===== Recorded information

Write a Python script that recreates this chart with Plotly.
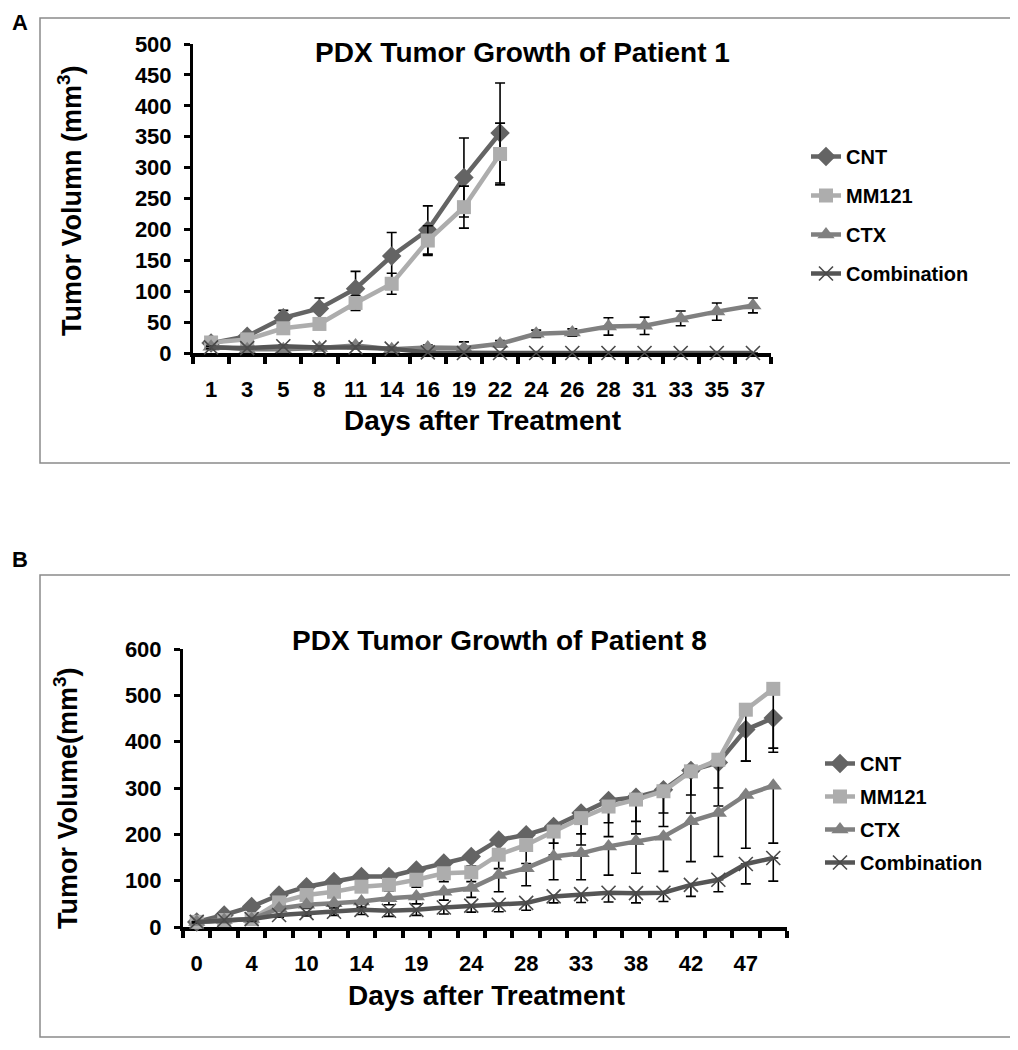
import plotly.graph_objects as go

# ---- Patient 1 (panel A) ----
days_a = ["1", "3", "5", "8", "11", "14", "16", "19", "22", "24", "26", "28", "31", "33", "35", "37"]
cnt_a = [16, 27, 57, 72, 104, 157, 199, 284, 356]
cnt_a_err = [3, 4, 12, 17, 28, 38, 39, 64, 81]
mm121_a = [17, 22, 40, 47, 81, 112, 182, 236, 322]
mm121_a_err = [3, 4, 6, 8, 12, 17, 24, 34, 50]
ctx_a = [10, 6, 6, 8, 12, 6, 9, 8, 15, 31, 33, 43, 44, 56, 67, 77]
ctx_a_err = [2, 2, 2, 3, 4, 3, 4, 10, 5, 6, 6, 14, 14, 12, 14, 12]
comb_a = [9, 8, 11, 9, 9, 7, 1, 0, 0, 0, 0, 0, 0, 0, 0, 0]
comb_a_err = [2, 2, 2, 2, 2, 2, 1, 0, 0, 0, 0, 0, 0, 0, 0, 0]

# ---- Patient 8 (panel B) ----
days_b = ["0", "2", "4", "7", "10", "12", "14", "17", "19", "21", "24",
          "26", "28", "31", "33", "35", "38", "40", "42", "45", "47", "49"]
cnt_b = [11, 26, 44, 69, 87, 98, 109, 109, 123, 138, 152,
         188, 199, 217, 246, 273, 280, 296, 338, 355, 426, 451]
cnt_b_err = [2, 4, 6, 8, 10, 12, 14, 15, 16, 18, 20,
             25, 28, 36, 45, 48, 52, 50, 53, 55, 68, 65]
mm121_b = [11, 15, 17, 53, 69, 76, 87, 91, 102, 116, 118,
           156, 177, 206, 235, 260, 275, 293, 336, 361, 469, 514]
mm121_b_err = [2, 3, 5, 7, 9, 10, 12, 14, 16, 18, 20,
               30, 40, 50, 58, 65, 74, 76, 90, 100, 111, 137]
ctx_b = [11, 15, 17, 40, 48, 51, 55, 62, 66, 76, 84,
         112, 127, 152, 159, 174, 185, 195, 228, 246, 285, 305]
ctx_b_err = [2, 3, 4, 6, 8, 10, 12, 14, 16, 18, 20,
             36, 38, 50, 57, 62, 69, 75, 87, 94, 115, 124]
comb_b = [11, 15, 17, 26, 30, 33, 37, 35, 37, 42, 46,
          48, 52, 66, 71, 74, 73, 74, 91, 102, 136, 149]
comb_b_err = [2, 3, 4, 5, 6, 8, 10, 12, 12, 14, 14,
              15, 16, 14, 18, 20, 21, 19, 25, 26, 43, 50]

series_names = ["CNT", "MM121", "CTX", "Combination"]
colors = ["#646464", "#adadad", "#808080", "#555555"]
symbols = ["diamond", "square", "triangle-up", "x-thin"]
sizes = [15, 14, 15, 14]

# page body adds an 8px offset; the figure is sized so it fills the window
OFF = 8
FW, FH = 1018 - OFF, 1050 - OFF
FONT = "Liberation Sans, Arial, sans-serif"


def px(x):
    return (x - OFF) / FW


def py(y):
    return 1 - (y - OFF) / FH


def err_bars(vals, minus_only):
    if minus_only:
        return dict(type="data", symmetric=False, array=[0] * len(vals), arrayminus=vals,
                    color="black", thickness=1.6, width=5)
    return dict(type="data", array=vals, color="black", thickness=1.6, width=5)


fig = go.Figure()

panels = [
    ("x", "y", "legend", [cnt_a, mm121_a, ctx_a, comb_a],
     [cnt_a_err, mm121_a_err, ctx_a_err, comb_a_err], False),
    ("x2", "y2", "legend2", [cnt_b, mm121_b, ctx_b, comb_b],
     [cnt_b_err, mm121_b_err, ctx_b_err, comb_b_err], True),
]

for xa, ya, leg, vals, errs, minus_only in panels:
    for name, col, sym, sz, v, e in zip(series_names, colors, symbols, sizes, vals, errs):
        if sym == "x-thin":
            marker = dict(symbol=sym, size=sz, color=col, line=dict(width=1.6, color="#4a4a4a"))
        else:
            marker = dict(symbol=sym, size=sz, color=col, line=dict(width=0))
        fig.add_trace(go.Scatter(
            x=list(range(len(v))), y=v, name=name, mode="lines+markers",
            line=dict(color=col, width=4.5), marker=marker,
            error_y=err_bars(e, minus_only), cliponaxis=False,
            xaxis=xa, yaxis=ya, legend=leg, legendgroup=leg + name,
        ))

tick_font = dict(family=FONT, size=22, color="black", weight="bold")
axis_common = dict(showgrid=False, zeroline=False, showline=True, linecolor="black",
                   tickfont=tick_font, layer="below traces", automargin=False)

fig.update_layout(
    width=FW, height=FH,
    margin=dict(l=0, r=0, t=0, b=0, autoexpand=False),
    paper_bgcolor="white", plot_bgcolor="white",
    font=dict(family=FONT, color="black"),
    xaxis=dict(**axis_common, domain=[px(193), px(771)], anchor="y",
               range=[-0.5, len(days_a) - 0.5], linewidth=4,
               tickmode="array", tickvals=list(range(len(days_a))), ticktext=days_a,
               ticks="", ticklabelstandoff=14,
               minor=dict(tickmode="array", tickvals=[i - 0.5 for i in range(len(days_a) + 1)],
                          ticks="outside", ticklen=7, tickwidth=4, tickcolor="black")),
    yaxis=dict(**axis_common, domain=[py(353), py(44)], anchor="x",
               range=[0, 500], dtick=50, linewidth=3,
               ticks="outside", ticklen=6, tickwidth=3, tickcolor="black",
               ticklabelstandoff=8),
    xaxis2=dict(**axis_common, domain=[px(183), px(787)], anchor="y2",
                range=[-0.5, len(days_b) - 0.5], linewidth=4,
                tickmode="array", tickvals=list(range(0, len(days_b), 2)),
                ticktext=days_b[::2], ticks="", ticklabelstandoff=14,
                minor=dict(tickmode="array", tickvals=[i - 0.5 for i in range(len(days_b) + 1)],
                           ticks="outside", ticklen=7, tickwidth=4, tickcolor="black")),
    yaxis2=dict(**axis_common, domain=[py(927), py(649)], anchor="x2",
                range=[0, 600], dtick=100, linewidth=3,
                ticks="outside", ticklen=6, tickwidth=3, tickcolor="black",
                ticklabelstandoff=8),
    legend=dict(x=px(806), y=py(137), xanchor="left", yanchor="top",
                traceorder="grouped", tracegroupgap=10, bgcolor="rgba(0,0,0,0)",
                font=dict(family=FONT, size=20, color="black", weight="bold")),
    legend2=dict(x=px(820), y=py(744), xanchor="left", yanchor="top",
                 traceorder="grouped", tracegroupgap=4, bgcolor="rgba(0,0,0,0)",
                 font=dict(family=FONT, size=20, color="black", weight="bold")),
    shapes=[
        dict(type="rect", xref="paper", yref="paper", x0=px(40), x1=px(1015),
             y0=py(463), y1=py(18), line=dict(color="#8a8a8a", width=1.5)),
        dict(type="rect", xref="paper", yref="paper", x0=px(40), x1=px(1013),
             y0=py(1037), y1=py(575), line=dict(color="#8a8a8a", width=1.5)),
    ],
)

bold = dict(family=FONT, color="black", weight="bold")
texts = [
    ("A", 20, 23, 22, 0),
    ("B", 20, 559, 22, 0),
    ("PDX Tumor Growth of Patient 1", 522, 53, 28, 0),
    ("PDX Tumor Growth of Patient 8", 499, 640, 28, 0),
    ("Days after Treatment", 482, 420, 28, 0),
    ("Days after Treatment", 486, 995, 28, 0),
    ("Tumor Volumn (mm<sup>3</sup>)", 70, 201, 27, -90),
    ("Tumor Volume(mm<sup>3</sup>)", 66, 798, 27, -90),
]
for t, x, y, s, ang in texts:
    fig.add_annotation(text=t, x=px(x), y=py(y), xref="paper", yref="paper",
                       xanchor="center", yanchor="middle", showarrow=False,
                       textangle=ang, font=dict(**bold, size=s))

fig.write_html("out.html")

==========

_What you are asked to do_: Pictures are excluded: retype only the lines from the beginning of the listing above through the line with "import plotly.graph_objects as go", both included.

_Answer to the exercise_:
Write a Python script that recreates this chart with Plotly.
import plotly.graph_objects as go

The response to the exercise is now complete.